IT'S FINALLY HAPPENED. The worst predictions of the anti-ERA forces have come about. Someone is seriously suggesting that women be registered for the draft. Not some kook, mind you, but the secretary of defense, Harold Brown, who actually has proposed it to Congress. This time it's no laughing matter. This time the argument that equal rights for women could mean drafting women must be taken seriously.
Secretary Brown told Congress on Monday that if it is going to restore the draft and shelve the all-volunteer army concept, then it better consider women as well as men. Rep. G.V. (Sonny) Montgomery (D-Miss.), a member of the Armed Services Committee who wants to restore the draft, said he hadn't thought about drafting women but he didn't have any problems with that. "In this equal rights environment," he told a reporter, "Men are going to challenge in court any legislation that drafts them and not women."
They probably are. And women probably are going to challenge in court any legislation that drafts men and not women, not because women can't wait to get drafted, but because there are women's organizations committed to the idea of equality, even if it hurts. Even if it means women might go into combat.
"There are a lot of who believe women should have access to a military career and the educational and career opportunities it provides," says Carol Parr, chair of the National Coalition for Women and Defense, a group that is made up of representatives from numerous women's organizations concerned with issues involving women and the military.
"Plus I feel there's a much deeper issue at stake," says Parr. "Participating in the military, I believe, is an act of citizenship and... I think it's important that society face up to the fact that women fully participate in the life of this country. We've made progress on women in coal mines, women in police work, women in corporate management, in positions of responsibility in the government. But there's still one big void and that is women in leadership positions in the military. I think if there's any legislation passed that requires young people to register for the draft, I think that legislation should apply to young women as well as to men."
What about women in combat?"i'm the parent of a daughter and a son," says Parr. "Adn I feel that I would prefer that neither of my children have to go into a combat role, but I would not want to distinguish between them and say one has to go because he's a boy and the other's girl. No, I would not be opposed to women in combat."
There is, of course, the other side. "Basically our view is that women should not be drafted and women should not be assigned combat roles in the military," says Howard Phillips, executive director of the Conservative Caucus, which also opposes the ERA.
"The principle role of women is to nurture and raise children. There is no higher calling in civilization," says Phillips.

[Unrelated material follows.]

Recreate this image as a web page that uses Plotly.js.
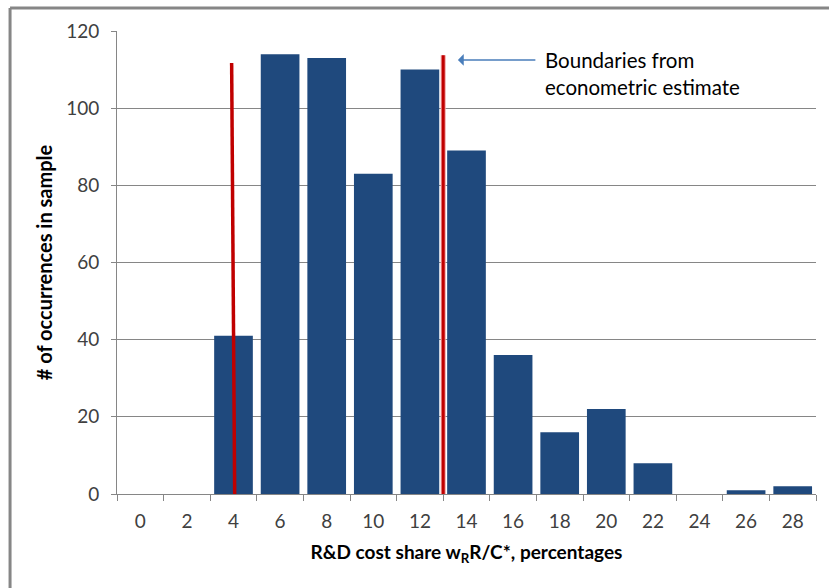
<!DOCTYPE html>
<html>
<head>
<meta charset="utf-8">
<script src="https://cdn.plot.ly/plotly-3.0.1.min.js"></script>
<style>html,body{margin:0;padding:0;background:#fff;}#chart{width:829px;height:588px;}</style>
</head>
<body>
<div id="chart"></div>
<script>
// Data
const categories = ["0","2","4","6","8","10","12","14","16","18","20","22","24","26","28"];
const counts = [0, 0, 41, 114, 113, 83, 110, 89, 36, 16, 22, 8, 0, 1, 2];
// Econometric boundaries (red lines), in percentage units
const boundary1X = [3.92, 4.05];
const boundary1Y = [111.7, 0];
const boundary2X = [13, 13];
const boundary2Y = [113.7, 0];
const noteText = "Boundaries from<br>econometric estimate";
const xTitle = "R&D cost share w<sub>R</sub>R/C*, percentages";
const yTitle = "# of occurrences in sample";

const FONT = "Lato, 'Open Sans', sans-serif";

const traces = [
  {
    type: "bar", x: categories, y: counts,
    marker: {color: "#1f497d", line: {width: 0}},
    hoverinfo: "x+y", showlegend: false
  },
  {
    type: "scatter", mode: "lines", x: boundary1X, y: boundary1Y, xaxis: "x2",
    line: {color: "#c00000", width: 3.5}, showlegend: false, hoverinfo: "skip"
  },
  {
    type: "scatter", mode: "lines", x: boundary2X, y: boundary2Y, xaxis: "x2",
    line: {color: "#f0a0a0", width: 5}, showlegend: false, hoverinfo: "skip"
  },
  {
    type: "scatter", mode: "lines", x: boundary2X, y: boundary2Y, xaxis: "x2",
    line: {color: "#c00000", width: 3}, showlegend: false, hoverinfo: "skip"
  }
];

const layout = {
  width: 829, height: 588,
  margin: {l: 117, r: 13, t: 31, b: 94},
  paper_bgcolor: "#fff", plot_bgcolor: "#fff",
  font: {family: FONT, color: "#404040", size: 19},
  bargap: 0.17,
  xaxis: {
    type: "category", range: [-0.5, 14.5],
    tickson: "boundaries", ticks: "outside", ticklen: 6, tickcolor: "#868686",
    showline: true, linecolor: "#868686", linewidth: 1,
    showgrid: false, zeroline: false,
    tickfont: {size: 19, color: "#404040", family: FONT},
    ticklabelstandoff: 10,
    title: {text: xTitle, font: {size: 19, color: "#000", family: FONT, weight: "bold"}, standoff: 14}
  },
  xaxis2: {
    type: "linear", range: [-1, 29], overlaying: "x", visible: false
  },
  yaxis: {
    range: [0, 120], dtick: 20, tick0: 0,
    ticks: "outside", ticklen: 5, tickcolor: "#868686",
    showline: true, linecolor: "#868686", linewidth: 1,
    showgrid: true, gridcolor: "#868686", gridwidth: 1, zeroline: false,
    tickfont: {size: 19, color: "#404040", family: FONT},
    ticklabelstandoff: 8,
    title: {text: yTitle, font: {size: 20, color: "#000", family: FONT, weight: "bold"}, standoff: 8}
  },
  shapes: [
    {type: "line", xref: "paper", yref: "paper", x0: -0.153, x1: 1.03, y0: 1.0497, y1: 1.0497,
     line: {color: "#868686", width: 3}},
    {type: "line", xref: "paper", yref: "paper", x0: -0.153, x1: -0.153, y0: 1.0497, y1: -0.25,
     line: {color: "#868686", width: 3}}
  ],
  annotations: [
    {xref: "x2", yref: "y", x: 13.63, y: 112.5, ax: 79, ay: 0, text: "",
     showarrow: true, arrowhead: 1, arrowsize: 1.3, arrowwidth: 1.5, arrowcolor: "#4a7ebb"},
    {xref: "paper", yref: "paper", x: (543 - 117) / 699, y: (494 - 73) / 463,
     xanchor: "left", yanchor: "middle", align: "left", showarrow: false,
     text: noteText, font: {size: 20.5, color: "#000", family: FONT}}
  ]
};

Plotly.newPlot("chart", traces, layout, {displayModeBar: false, staticPlot: true});
</script>
</body>
</html>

He says that grass roots organizations affiliated with the Conservative Caucus will become involved in lobbying against efforts to draft women if such legislation is proposed. "The question of women in combat is perceived by most of us as part of the larger question of women in society. The decline of the family in American society is a very strong concern that has focused the interest of a number of people on legislative questions that affect the family."
"I personally would hate to see drafting women," says Dick Dingman, executive director of the Republican Study Committee, emphasizing that he was speaking for himself, and not for the committee, which is a research support group for two-thirds of the moderate and conservative House Republicans. "I think it's just a further encouragement of the getting away from traditional family unit lifestyles and I really feel that deterioration of the family unit in this country is a very serious detrimental factor.
"I do not feel a woman should be in combat. There are many support roles a woman can fill in the military without exposing them to combat. I guess I'm just inherently protective of women."
Dingman is not opposed to women volunteering for military service but he is opposed to drafting them. "It's really a fulfillment of things the proponents of the ERA said was not an issue and the opponents said Was an issue."
Dingman is right about that and clearly the issue of drafting women ought to have been taken seriously all along. True, the Congress has always had the power to draft women but it never did so. But Congress has never functioned in an era so committed to equality for the sexes.
Opponents of the ERA knew, all along, that equality under the law also could mean equality under the draft and they used it as a scare tactic to frighten off ERA supporters. After all, argued the anti-ERA forces, men got drafted and women had the babies and why should we get stuck doing both tasks if the men can't? There's equal and there's such a thing as being too equal. They turned the draft into a bitter pill women would have to swallow along with the Equal Rights Amendment, and they found an audience that said it wasn't worth it.
The draft may, indeed, be a bitter pill, something we swallow in order to establish equality on all fronts. The draft, of course, has some advantages. It takes away an element of choice and adds one of compulsion, but in return it offers women the same opportunities it traditionally has offered men: career training, an opening into the military old boys network, dependent allowances, veterans benefits for higher education and housing.
But the draft is an alien prospect to most women. We don't understand what the military is, what happens when people are in boot camp, when they go through all sorts of primitive training and drills. It's alien and alarming and probably just as boring and grueling as the men have been saying it is.
We may not like getting drafted any more than the men do, and there are a lot of people who don't like the idea of the draft for anyone. But we can't say it's not an issue any more. If men are going to be drafted then women should be drafted too. We may not like it and we may hope it doesn't happen, but if it does, it will only be fair.